Natural deduction is essentially a sequential decision task, similar to many game-playing tasks. In this project, SANE was used to evolve neural networks to identify steps in a natural deduction proof. Incremental evolution through progressively more challenging problems resulted in more effective networks than does direct evolution, and an effective network was evolved faster when the network was allowed to ``brainstorm'' or suggest any move regardless of its applicability, even though the highest-ranked valid move is always applied. This way evolution resulted in neural networks with human-like reasoning behavior.
In standard neuro-evolution, the objective is to evolve a network that best handles a given task. Although this approach is useful for static tasks, it does not work well in real-time domains where the environment (and therefore the task) can vary. Furthermore, if the real-time domain is interactive, the task is unpredictable because the user can change his/her behavior at will. We have tackled this problem by introducing a method for real-time interactive neuro-evolution, and testing the method through a real-time interactive gaming scenario. As the environment changes, the population evolves along with it and can cope with the task. We show that this method is superior to standard neuro-evolution techniques in the paper below.
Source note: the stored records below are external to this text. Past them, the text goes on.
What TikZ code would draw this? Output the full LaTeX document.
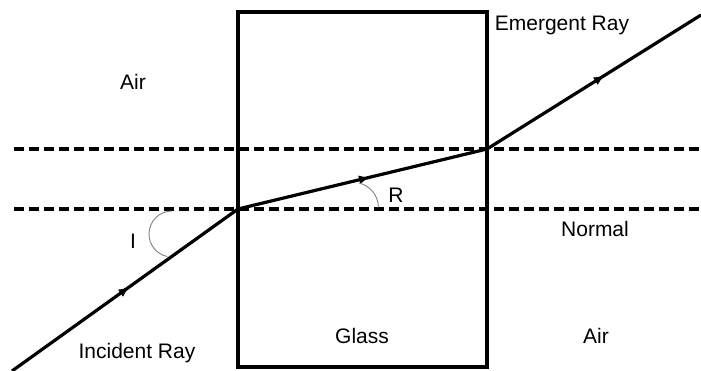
\documentclass[tikz,border=0pt]{standalone}
\usepackage{fontspec}
\setmainfont{Liberation Sans}
\usetikzlibrary{decorations.markings,arrows.meta}
\begin{document}
\begin{tikzpicture}[x=1pt,y=-1pt,
  ray/.style={line width=3.2pt,
    postaction={decorate,decoration={markings,mark=at position #1 with {\arrow{Latex[length=11pt,width=9pt]}}}}},
  ray/.default=0.52,
  boundary/.style={line width=3.2pt},
  normalline/.style={line width=3.2pt,dash pattern=on 10pt off 5pt},
  anglearc/.style={gray,line width=0.9pt},
  lbl/.style={font=\fontsize{21}{25}\selectfont,inner sep=0pt}]
\useasboundingbox (0,0) rectangle (701,371);
% glass block
\node[boundary,draw,minimum width=249pt,minimum height=355pt,inner sep=0pt] (glass) at (362.5,189.5) {};
% normals
\coordinate (n1l) at (14,149);
\coordinate (n1r) at (701,149);
\coordinate (n2l) at (14,209);
\coordinate (n2r) at (701,209);
\draw[normalline] (n1l) -- (n1r);
\draw[normalline] (n2l) -- (n2r);
% ray points
\coordinate (A) at (12,371);
\coordinate (B) at (238,209);
\coordinate (C) at (487,149);
\coordinate (D) at (701,15);
\draw[ray=0.52] (A) -- (B);
\draw[ray=0.53] (B) -- (C);
\draw[ray=0.55] (C) -- (D);
% angle arcs
\draw[anglearc] (172,211) arc[start angle=-90,end angle=-258,radius=23];
\draw[anglearc] (359,183) arc[start angle=-77,end angle=0,radius=25];
% labels
\node[lbl] (air1) at (133,82) {Air};
\node[lbl] (emer) at (562,25) {Emergent Ray};
\node[lbl] (rl) at (396,195) {R};
\node[lbl] (il) at (133,241) {I};
\node[lbl] (norm) at (595,229) {Normal};
\node[lbl] (glasslbl) at (362,336) {Glass};
\node[lbl] (air2) at (596,336) {Air};
\node[lbl] (inc) at (137,353) {Incident Ray};
\end{tikzpicture}
\end{document}
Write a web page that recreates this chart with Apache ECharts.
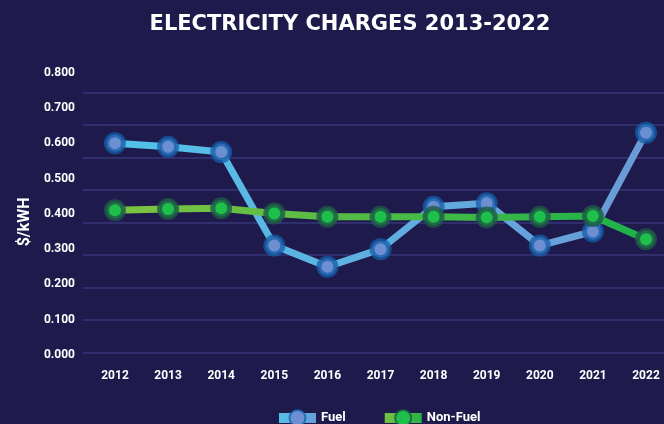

A version of SANE was used to evolve feedback controllers for chaotic systems. Standard methods for this task require an analytical description of the system near the fixed point. In contrast, the SANE networks were able to stabilize unstable fixed points for logistic and Henon maps under noise, and without prior knowledge of the system such as the location of the points or the dimensionality of the system. Such robustness suggests that the method could scale up well to real-world applications.
SANE has been used to evolve robot controllers in two simulated environment: reaching for a target while avoiding obstacles with the Simderella robot arm, and for running in a maze environment with the Khepera miniature mobile robot simulator. In both cases, evolution discovered a general, robust strategy that would be difficult to learn in any other way or even design by hand.
When evolved against a positional strategy of Iago, evolution discovered how to turn the initial disadvantage in material into a novel advantage: mobility strategy. Neuroevolution can also be used to improve play of existing programs in novel ways: for example, a network can be evolved to filter the information minimax search is allowed to see, and thereby compensate for deficiencies in minimax and the heuristic function.